Теперь наследник этот — в щегольском френче, в галифе пузырями, в ярко начищенных сапогах — стоял рядом с Гришей, позевывал притворно, позванивал шпорами, повторял «такие-то дела», судя по всему, говорить им больше было не о чем.
Но вдруг Евлампий встрепенулся:
— А знаешь, кто в нашем вагоне едет? Дзиконский, полицмейстер. — И, помолчав, добавил: — И где только вино достает? Пьян в дым. Все на свете могу понять, одного никак не постигну: зачем с самого начала войны водку прикрыли? Солдатских бунтов боялись, что ли? Ты что молчишь? Или и его не помнишь, полицмейстера? Раз уж Стасю забыл…
— Ну, полицмейстера-то помню!
— Ух, и хлещет! Говорят, с горя. У него дочка в Петрограде застрелилась, вот он и пьет. Водку прикрыли, да уж полицмейстер-то для себя достанет. Будьте спокойны, у него пути для этого найдутся. — Проговорив все это, ничуть не меняя тона, Евлампий зевнул: — Пойти поспать, что ли. У меня завтра дел, дел… не сочтешь! Похоже, оставят меня в Питере. У папаши рука там есть. Слыхал про моего папашу? Ба-альшие дела затевает — кожу взялся поставлять на армию, мерлушку… С графом Шадурским за руку здоровкается. Графу, конечно дело, тоже нажить хочется, а сноровки нет, вот ему и приходится с Лещовыми компанию водить.

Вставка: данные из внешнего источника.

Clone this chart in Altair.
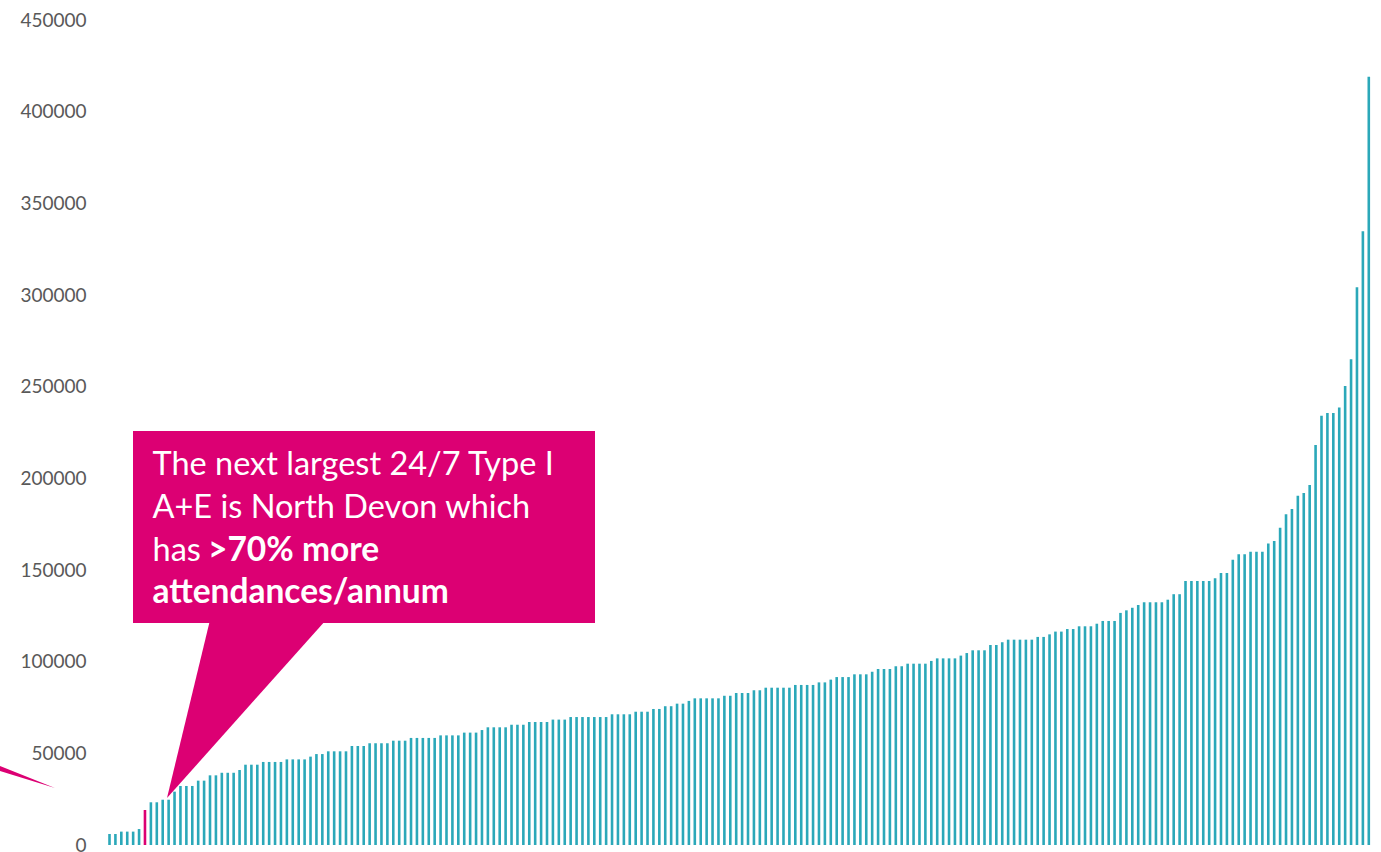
import altair as alt
import pandas as pd

# Annual attendances per A+E department, sorted ascending
values = [
    6000, 6000, 7300, 7300, 7300, 8700, 19100, 23300, 23300, 24700,
    24700, 29100, 32200, 32200, 32200, 35100, 35100, 38000, 38000, 39400,
    39400, 39400, 40900, 43800, 43800, 43800, 45300, 45300, 45300, 45300,
    46700, 46700, 46700, 46700, 48200, 49600, 49600, 51100, 51100, 51100,
    51100, 54000, 54000, 54000, 55500, 55500, 55500, 55500, 56900, 56900,
    56900, 58400, 58400, 58400, 58400, 58400, 59800, 59800, 59800, 59800,
    61300, 61300, 61300, 62700, 64200, 64200, 64200, 64200, 65600, 65600,
    65600, 67100, 67100, 67100, 67100, 68400, 68400, 68400, 69800, 69800,
    69800, 69800, 69800, 69800, 69800, 71300, 71300, 71300, 71300, 72700,
    72700, 72700, 74200, 74200, 75700, 75700, 77100, 77100, 78600, 80000,
    80000, 80000, 80000, 80000, 81400, 81400, 82900, 82900, 82900, 84400,
    84400, 85800, 85800, 85800, 85800, 85800, 87300, 87300, 87300, 87300,
    88700, 88700, 90200, 91600, 91600, 91600, 93100, 93100, 93100, 94500,
    96000, 96000, 96000, 97500, 97500, 98900, 98900, 98900, 98900, 100400,
    101800, 101800, 101800, 101800, 103300, 104700, 106200, 106200, 106200, 109100,
    109100, 110600, 112000, 112000, 112000, 112000, 112000, 113500, 113500, 114900,
    116400, 116400, 117800, 117800, 119300, 119300, 119300, 120700, 122200, 122200,
    122200, 126600, 128000, 129400, 130900, 132400, 132400, 132400, 132400, 133800,
    136800, 136800, 144000, 144000, 144000, 144000, 144000, 145500, 148400, 148400,
    155600, 158600, 158600, 160000, 160000, 160000, 164400, 165800, 173100, 180400,
    183300, 190500, 192000, 196400, 218200, 234200, 235700, 235700, 238700, 250400,
    265000, 304200, 334800, 419100,
]
highlight_rank = 7
y_ticks = [0, 50000, 100000, 150000, 200000, 250000, 300000, 350000, 400000, 450000]

callout_lines = ["The next largest 24/7 Type I", "A+E is North Devon which"]
callout_normal = "has"
callout_bold = [">70% more", "attendances/annum"]

TEAL = "#2BA8B9"
MAGENTA = "#DC0073"
W, H = 1275, 825

df = pd.DataFrame({"rank": list(range(1, len(values) + 1)), "attendances": values})

bars = alt.Chart(df).mark_bar(size=2.6).encode(
    x=alt.X("rank:Q", axis=None,
            scale=alt.Scale(domain=[-0.607, 215.05], nice=False, zero=False,
                            padding=0)),
    y=alt.Y("attendances:Q",
            scale=alt.Scale(domain=[0, 450000], nice=False, padding=0),
            axis=alt.Axis(values=y_ticks, format="d", title=None, domain=False,
                          ticks=False, grid=False, labelFont="Lato",
                          labelFontSize=19, labelColor="#595959",
                          labelPadding=14)),
    color=alt.condition(alt.datum.rank == highlight_rank,
                        alt.value(MAGENTA), alt.value(TEAL)),
)

# callout box
box = alt.Chart(pd.DataFrame({"a": [0]})).mark_rect(color=MAGENTA).encode(
    x=alt.value(33), x2=alt.value(495), y=alt.value(411), y2=alt.value(603)
)

px_x = alt.Scale(domain=[0, W], nice=False, zero=False, padding=0)
px_y = alt.Scale(domain=[0, H], nice=False, zero=False, reverse=True, padding=0)

pointer = pd.DataFrame({"py": [600, 778], "px": [110, 67], "px2": [226, 67]})
tri = alt.Chart(pointer).mark_area(color=MAGENTA, orient="horizontal").encode(
    y=alt.Y("py:Q", scale=px_y, axis=None),
    x=alt.X("px:Q", scale=px_x, axis=None),
    x2="px2:Q",
)

wedge_df = pd.DataFrame({"px": [-100, -45], "py": [746, 768], "py2": [751, 768]})
wedge = alt.Chart(wedge_df).mark_area(color=MAGENTA).encode(
    x=alt.X("px:Q", scale=px_x, axis=None),
    y=alt.Y("py:Q", scale=px_y, axis=None),
    y2="py2:Q",
)

FS = 32.5
FSB = 33.5
text_layers = []
baselines = [455, 498, 540.5, 583]
for i, line in enumerate(callout_lines):
    text_layers.append(
        alt.Chart(pd.DataFrame({"t": [line]})).mark_text(
            font="Lato", fontSize=FS, color="white", align="left",
            baseline="alphabetic").encode(
            x=alt.value(52.5), y=alt.value(baselines[i]), text="t:N")
    )
text_layers.append(
    alt.Chart(pd.DataFrame({"t": [callout_normal]})).mark_text(
        font="Lato", fontSize=FS, color="white", align="left",
        baseline="alphabetic").encode(
        x=alt.value(52.5), y=alt.value(baselines[2]), text="t:N")
)
text_layers.append(
    alt.Chart(pd.DataFrame({"t": [callout_bold[0]]})).mark_text(
        font="Lato", fontSize=FSB, fontWeight="bold", color="white", align="left",
        baseline="alphabetic").encode(
        x=alt.value(108), y=alt.value(baselines[2]), text="t:N")
)
text_layers.append(
    alt.Chart(pd.DataFrame({"t": [callout_bold[1]]})).mark_text(
        font="Lato", fontSize=FSB, fontWeight="bold", color="white", align="left",
        baseline="alphabetic").encode(
        x=alt.value(52.5), y=alt.value(baselines[3]), text="t:N")
)

overlay = alt.layer(tri, wedge)

chart = alt.layer(bars, overlay, box, *text_layers).resolve_scale(
    x="independent", y="independent"
).properties(
    width=W, height=H,
    autosize=alt.AutoSizeParams(type="none"),
    padding={"left": 100, "top": 20, "right": 6, "bottom": 7},
).configure(
    background="white",
    view=alt.ViewConfig(stroke="transparent", strokeWidth=0),
)

chart.save("out.html", embed_options={"renderer": "svg", "actions": False})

Он помолчал, подождал, не скажет ли чего Григорий Шумов, но не дождался и ушел в купе.
О курсистке Дзиконской Гриша слыхал. Про ее самоубийство толковал весь город. Сперва рассказывали «роковая любовь»; потом узнали о смертельной болезни — скоротечной чахотке; наконец, будто бы пришло запоздалое письмо: «Отец — палач, не могу жить на свете».